Assemblymember Shrestha Says the Approval of Rate Increases for Central Hudson Shows a For-Profit Energy Model is Unsustainable
Kingston, NY – Central Hudson, a corporate monopoly that delivers energy to much of Mid-Hudson Valley, submitted a rate case filing on July 31, 2023, to request an increase of delivery rates by 31.9% for electricity and 29.2% for gas. The Public Service Commission (PSC), the state body responsible for regulating investor-owned utilities, met today to approve increases of 16.5% and 20% respectively – an average increase of approximately $13 per electric bill and $12 per gas bill. Assemblymember Sarahana Shrestha released the following statement:
“Allowing the state to regulate privately-owned utilities was a compromise proposed by a business magnate in the early 1900s, when public ownership of energy was an increasingly popular demand,” said Shrestha, “The idea was that utilities would retain the right to make profits, but the state would regulate them to ensure fair rates. The reason this compromise was pushed by the utilities is that it would also diminish the demands for public ownership, which it did. Almost a century later, what we’ve seen is a total failure of that compromise: corporate utilities get rate increases and provide poor service, while large holding companies amass them across the world as purely profit-making assets.

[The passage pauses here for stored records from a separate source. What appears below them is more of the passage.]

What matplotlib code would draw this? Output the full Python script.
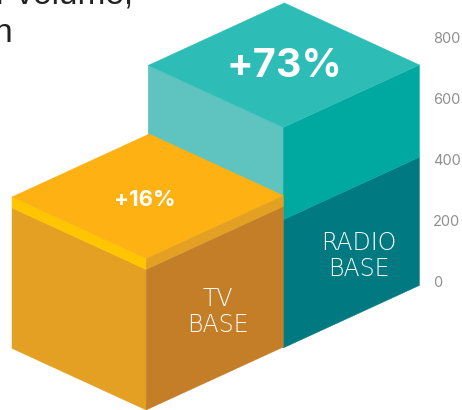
import matplotlib
matplotlib.use('Agg')
import matplotlib.pyplot as plt
from matplotlib.patches import Polygon

# stacked block heights on the value axis
radio_base = 420
radio_growth = 302
tv_base = 460
tv_growth = 36
axis_ticks = [0, 200, 400, 600, 800]
radio_labels = ['RADIO', 'BASE']
tv_labels = ['TV', 'BASE']
radio_change = '+73%'
tv_change = '+16%'

W, H = 462, 410
PX_PER_UNIT = 61 / 200
ZERO_PX = 281
SLOPE = 0.459 / PX_PER_UNIT  # value units per horizontal pixel along the iso edges

fig = plt.figure(figsize=((W + 0.5) / 100, (H + 0.5) / 100), dpi=100)
ax = fig.add_axes([0, 0, 1, 1])
ax.set_xlim(0, W)
ax.set_ylim((ZERO_PX - H) / PX_PER_UNIT, ZERO_PX / PX_PER_UNIT)
for s in ax.spines.values():
    s.set_visible(False)


def face(x0, v0, x1, height, color, z):
    # parallelogram running from the front edge x0 out to x1
    rise = SLOPE * abs(x1 - x0)
    pts = [(x0, v0), (x1, v0 + rise), (x1, v0 + rise + height), (x0, v0 + height)]
    ax.add_patch(Polygon(pts, closed=True, fc=color, ec=color, lw=0.3, zorder=z))


def top(x0, v0, xl, xr, color, z):
    rl = SLOPE * (x0 - xl)
    rr = SLOPE * (xr - x0)
    pts = [(x0, v0), (xr, v0 + rr), (xr + xl - x0, v0 + rl + rr), (xl, v0 + rl)]
    ax.add_patch(Polygon(pts, closed=True, fc=color, ec=color, lw=0.3, zorder=z))


# radio block, back
rx, rl, rr = 283, 148, 419
rb = (ZERO_PX - 348) / PX_PER_UNIT
face(rx, rb, rl, radio_base, '#5fc4c0', 1)
face(rx, rb + radio_base, rl, radio_growth, '#5fc4c0', 1)
face(rx, rb, rr, radio_base, '#007a80', 1)
face(rx, rb + radio_base, rr, radio_growth, '#00a9a0', 1)
top(rx, rb + radio_base + radio_growth, rl, rr, '#2dbdb6', 2)

# tv block, in front
tx, tl, tr = 146, 12, 283
tb = (ZERO_PX - 410) / PX_PER_UNIT
face(tx, tb, tl, tv_base, '#e3a022', 3)
face(tx, tb + tv_base, tl, tv_growth, '#ffc600', 3)
face(tx, tb, tr, tv_base, '#c47e28', 3)
face(tx, tb + tv_base, tr, tv_growth, '#e4a023', 3)
top(tx, tb + tv_base + tv_growth, tl, tr, '#fdb113', 4)


def val(py):
    return (ZERO_PX - py) / PX_PER_UNIT


bold_font = ['Inter', 'DejaVu Sans']
ax.text(284, val(66), radio_change, color='white', fontsize=28.5, fontweight='bold',
        family=bold_font, ha='center', va='center', zorder=6)
ax.text(145, val(200), tv_change, color='white', fontsize=16, fontweight='bold',
        family=bold_font, ha='center', va='center', zorder=6)
name_font = ['DejaVu Sans']
ax.text(358.5, val(243), radio_labels[0], color='white', fontsize=17,
        family=name_font, fontweight='light', ha='center', va='center', zorder=6)
ax.text(358.5, val(269), radio_labels[1], color='white', fontsize=17,
        family=name_font, fontweight='light', ha='center', va='center', zorder=6)
ax.text(218, val(299), tv_labels[0], color='white', fontsize=17,
        family=name_font, fontweight='light', ha='center', va='center', zorder=6)
ax.text(218, val(325), tv_labels[1], color='white', fontsize=17,
        family=name_font, fontweight='light', ha='center', va='center', zorder=6)

# value axis, labels only
ax.yaxis.tick_right()
ax.set_yticks(axis_ticks)
ax.set_xticks([])
ax.tick_params(axis='y', length=0, pad=-21, labelsize=10.5, labelcolor='#8f8f8f')
for t in ax.get_yticklabels():
    t.set_family(bold_font)

# caption running off the top edge
ax.text(133, val(3), 'r volume,', color='#222222', fontsize=24, family='Liberation Sans',
        ha='right', va='baseline', zorder=6)
ax.text(12, val(42), 'n', color='#222222', fontsize=24, family='Liberation Sans',
        ha='right', va='baseline', zorder=6)

fig.savefig('out.png', dpi=100)
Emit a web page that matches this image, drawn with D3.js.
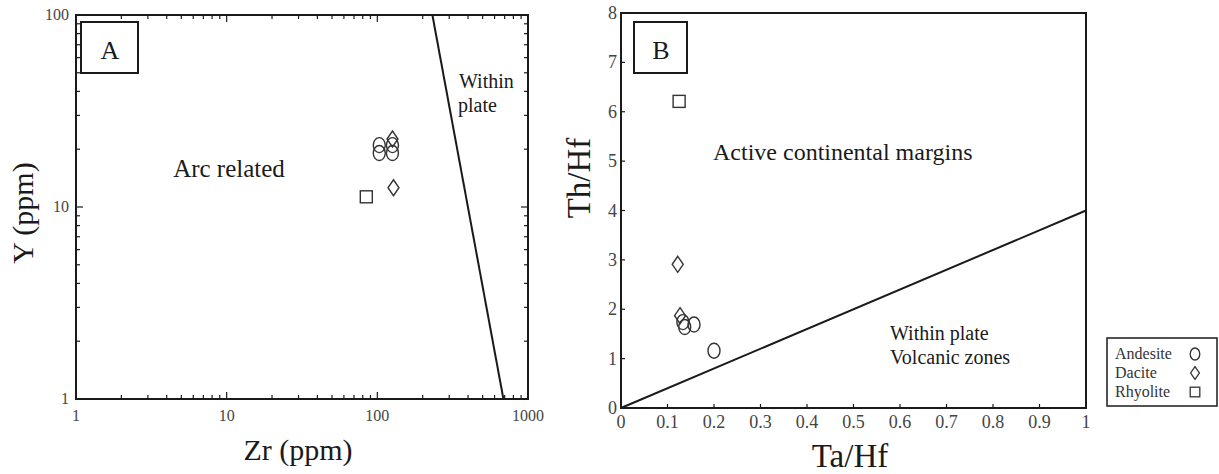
<!DOCTYPE html>
<html>
<head>
<meta charset="utf-8">
<script src="https://cdn.jsdelivr.net/npm/d3@7"></script>
<style>
  body { margin: 0; background: #fff; }
  svg { font-family: "Liberation Serif", "Times New Roman", serif; }
</style>
</head>
<body>
<div id="chart"></div>
<script>
// Panel A data: Zr (ppm) vs Y (ppm)
const andesiteA = [[103, 21], [126, 21], [103, 19.1], [126, 19.1]];
const daciteA = [[126, 22.6], [128, 12.6]];
const rhyoliteA = [[84.5, 11.3]];
const boundaryA = [[232, 100], [687, 1]]; // arc related / within plate

// Panel B data: Ta/Hf vs Th/Hf
const andesiteB = [[0.133, 1.74], [0.137, 1.64], [0.157, 1.69], [0.2, 1.16]];
const daciteB = [[0.122, 2.91], [0.127, 1.87]];
const rhyoliteB = [[0.125, 6.21]];
const boundaryB = [[0, 0], [1, 4]];

const xTicksA = [1, 10, 100, 1000];
const yTicksA = [1, 10, 100];
const xTicksB = [0, 0.1, 0.2, 0.3, 0.4, 0.5, 0.6, 0.7, 0.8, 0.9, 1];
const yTicksB = [0, 1, 2, 3, 4, 5, 6, 7, 8];

const legendItems = [["Andesite", "circle"], ["Dacite", "diamond"], ["Rhyolite", "square"]];

const ink = "#1a1a1a";
const markInk = "#333";

const svg = d3.select("#chart")
  .append("svg")
  .attr("width", 1219)
  .attr("height", 474);

// draw one marker (open symbols like the original)
function marker(g, type, x, y, s) {
  s = s || 1;
  if (type === "circle") {
    g.append("ellipse").attr("cx", x).attr("cy", y)
      .attr("rx", 6 * s).attr("ry", 7.5 * s);
  } else if (type === "diamond") {
    g.append("path")
      .attr("d", `M${x},${y - 8 * s}L${x + 5.5 * s},${y}L${x},${y + 8 * s}L${x - 5.5 * s},${y}Z`);
  } else {
    g.append("rect").attr("x", x - 6 * s).attr("y", y - 6 * s)
      .attr("width", 12 * s).attr("height", 12 * s);
  }
}

// ---------- Panel A ----------
const xA = d3.scaleLog().domain([1, 1000]).range([76, 528]);
const yA = d3.scaleLog().domain([1, 100]).range([399, 15]);

const gA = svg.append("g");

// log ticks, all pointing inside
const minorX = [];
for (let d = 1; d < 1000; d *= 10) for (let k = 1; k <= 9; k++) minorX.push(d * k);
minorX.push(1000);
const minorY = minorX.filter(v => v <= 100);

minorX.forEach(v => {
  const len = xTicksA.includes(v) ? 7 : 4;
  gA.append("line").attr("x1", xA(v)).attr("x2", xA(v))
    .attr("y1", yA(1)).attr("y2", yA(1) - len).attr("stroke", ink).attr("stroke-width", 1.2);
  gA.append("line").attr("x1", xA(v)).attr("x2", xA(v))
    .attr("y1", yA(100)).attr("y2", yA(100) + len).attr("stroke", ink).attr("stroke-width", 1.2);
});
minorY.forEach(v => {
  const len = yTicksA.includes(v) ? 7 : 4;
  gA.append("line").attr("x1", xA(1)).attr("x2", xA(1) + len)
    .attr("y1", yA(v)).attr("y2", yA(v)).attr("stroke", ink).attr("stroke-width", 1.2);
  gA.append("line").attr("x1", xA(1000)).attr("x2", xA(1000) - len)
    .attr("y1", yA(v)).attr("y2", yA(v)).attr("stroke", ink).attr("stroke-width", 1.2);
});

// frame
gA.append("rect")
  .attr("x", xA(1)).attr("y", yA(100))
  .attr("width", xA(1000) - xA(1)).attr("height", yA(1) - yA(100))
  .attr("fill", "none").attr("stroke", ink).attr("stroke-width", 2);

// tick labels
gA.selectAll(".xl").data(xTicksA).enter().append("text")
  .attr("x", d => xA(d)).attr("y", 421)
  .attr("text-anchor", "middle").attr("font-size", 16).attr("fill", "#444")
  .text(d => d);
gA.selectAll(".yl").data(yTicksA).enter().append("text")
  .attr("x", 69).attr("y", d => yA(d) + 5)
  .attr("text-anchor", "end").attr("font-size", 16).attr("fill", "#444")
  .text(d => d);

// boundary line
gA.append("line")
  .attr("x1", xA(boundaryA[0][0])).attr("y1", yA(boundaryA[0][1]))
  .attr("x2", xA(boundaryA[1][0])).attr("y2", yA(boundaryA[1][1]))
  .attr("stroke", ink).attr("stroke-width", 2);

// label box A
gA.append("rect").attr("x", 81).attr("y", 22).attr("width", 57).attr("height", 51)
  .attr("fill", "#fff").attr("stroke", ink).attr("stroke-width", 2);
gA.append("text").attr("x", 110).attr("y", 59).attr("text-anchor", "middle")
  .attr("font-size", 26).attr("fill", ink).text("A");

// field names
gA.append("text").attr("x", 229).attr("y", 177).attr("text-anchor", "middle")
  .attr("font-size", 25).attr("fill", ink).text("Arc related");
gA.append("text").attr("x", 459).attr("y", 88)
  .attr("font-size", 20).attr("fill", ink).text("Within");
gA.append("text").attr("x", 458).attr("y", 112)
  .attr("font-size", 20).attr("fill", ink).text("plate");

// axis titles
gA.append("text").attr("x", 298).attr("y", 460).attr("text-anchor", "middle")
  .attr("font-size", 30).attr("fill", ink).text("Zr (ppm)");
gA.append("text").attr("transform", "translate(33,213) rotate(-90)")
  .attr("text-anchor", "middle").attr("font-size", 30).attr("fill", ink).text("Y (ppm)");

// markers
const mA = gA.append("g").attr("fill", "none").attr("stroke", markInk).attr("stroke-width", 1.4);
andesiteA.forEach(d => marker(mA, "circle", xA(d[0]), yA(d[1])));
daciteA.forEach(d => marker(mA, "diamond", xA(d[0]), yA(d[1])));
rhyoliteA.forEach(d => marker(mA, "square", xA(d[0]), yA(d[1])));

// ---------- Panel B ----------
const xB = d3.scaleLinear().domain([0, 1]).range([621, 1086]);
const yB = d3.scaleLinear().domain([0, 8]).range([408, 13]);

const gB = svg.append("g");

// ticks inside on left and bottom
xTicksB.forEach(v => {
  gB.append("line").attr("x1", xB(v)).attr("x2", xB(v))
    .attr("y1", yB(0)).attr("y2", yB(0) - 4).attr("stroke", ink).attr("stroke-width", 1.2);
});
yTicksB.forEach(v => {
  gB.append("line").attr("x1", xB(0)).attr("x2", xB(0) + 4)
    .attr("y1", yB(v)).attr("y2", yB(v)).attr("stroke", ink).attr("stroke-width", 1.2);
});

gB.append("rect")
  .attr("x", xB(0)).attr("y", yB(8))
  .attr("width", xB(1) - xB(0)).attr("height", yB(0) - yB(8))
  .attr("fill", "none").attr("stroke", ink).attr("stroke-width", 2);

gB.selectAll(".xl").data(xTicksB).enter().append("text")
  .attr("x", d => xB(d)).attr("y", 428)
  .attr("text-anchor", "middle").attr("font-size", 18).attr("fill", "#444")
  .text(d => d);
gB.selectAll(".yl").data(yTicksB).enter().append("text")
  .attr("x", 617).attr("y", d => yB(d) + 6)
  .attr("text-anchor", "end").attr("font-size", 18).attr("fill", "#444")
  .text(d => d);

gB.append("line")
  .attr("x1", xB(boundaryB[0][0])).attr("y1", yB(boundaryB[0][1]))
  .attr("x2", xB(boundaryB[1][0])).attr("y2", yB(boundaryB[1][1]))
  .attr("stroke", ink).attr("stroke-width", 2);

gB.append("rect").attr("x", 634).attr("y", 22).attr("width", 53).attr("height", 51)
  .attr("fill", "#fff").attr("stroke", ink).attr("stroke-width", 2);
gB.append("text").attr("x", 661).attr("y", 59).attr("text-anchor", "middle")
  .attr("font-size", 26).attr("fill", ink).text("B");

gB.append("text").attr("x", 713).attr("y", 160)
  .attr("font-size", 24).attr("fill", ink).text("Active continental margins");
gB.append("text").attr("x", 890).attr("y", 340)
  .attr("font-size", 20).attr("fill", ink).text("Within plate");
gB.append("text").attr("x", 890).attr("y", 364)
  .attr("font-size", 20).attr("fill", ink).text("Volcanic zones");

gB.append("text").attr("x", 850).attr("y", 467).attr("text-anchor", "middle")
  .attr("font-size", 33).attr("fill", ink).text("Ta/Hf");
gB.append("text").attr("transform", "translate(590,178) rotate(-90)")
  .attr("text-anchor", "middle").attr("font-size", 33).attr("fill", ink).text("Th/Hf");

const mB = gB.append("g").attr("fill", "none").attr("stroke", markInk).attr("stroke-width", 1.4);
andesiteB.forEach(d => marker(mB, "circle", xB(d[0]), yB(d[1])));
daciteB.forEach(d => marker(mB, "diamond", xB(d[0]), yB(d[1])));
rhyoliteB.forEach(d => marker(mB, "square", xB(d[0]), yB(d[1])));

// ---------- Legend ----------
const lg = svg.append("g");
lg.append("rect").attr("x", 1107).attr("y", 338).attr("width", 110).attr("height", 68)
  .attr("fill", "#fff").attr("stroke", ink).attr("stroke-width", 1.5);
const lm = lg.append("g").attr("fill", "none").attr("stroke", markInk).attr("stroke-width", 1.3);
legendItems.forEach((d, i) => {
  const cy = 354 + i * 19;
  lg.append("text").attr("x", 1115).attr("y", cy + 5)
    .attr("font-size", 16).attr("fill", "#333").text(d[0]);
  marker(lm, d[1], 1195, cy, 0.8);
});
</script>
</body>
</html>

I can attest as the only state legislator who joined the Central Hudson rate case as an intervener and got a close look at the ways in which utilities can pass costs to ratepayers, that state regulation of corporate monopolies is wholly inadequate to ensure fair rates and public well-being. We should be deeply concerned that not only are for-profit utilities ill-suited to provide energy as a service, they’re a huge impediment to a just energy transition that needs to happen quickly. Every June is hotter than the one before, climate-caused disruptions are already here, and no number of cooling and warming centers will adequately protect people in our new reality. At a time when every building should be able to have comfortable temperatures as we move away from fossil fuels to stabilize weather patterns, the unpredictable cost and reliability of electricity under corporate utilities is a major obstacle. Energy cannot serve its basic function of healthy lives and a stable economy as long as it’s in the service of profit. Corporations like Central Hudson will always pursue false solutions that allow rate increases – that’s the logic of profit.
My intervention in the Central Hudson rate case was not without some wins. For example, the PSC agreed with my testimony that ratepayers shouldn’t bear the cost of Central Hudson putting solar panels on their facilities, and instead of approving rate increases for multiple years through settlement negotiations, rates were approved for only up to June 2025 through a litigated track. The problem is that the scope of these wins through the existing regulatory system is often too little and too late, considering the role energy plays in our daily lives and in the continued viability of our neighborhoods. My office will continue to intervene in future rate cases, including the one Central Hudson plans to file next for increases in subsequent years after June 2025, but to truly protect ratepayers, we must right a past wrong and restore energy as a public good. We’ll be starting with my bill, the Hudson Valley Power Authority Act, to replace Central Hudson with a publicly-owned utility.”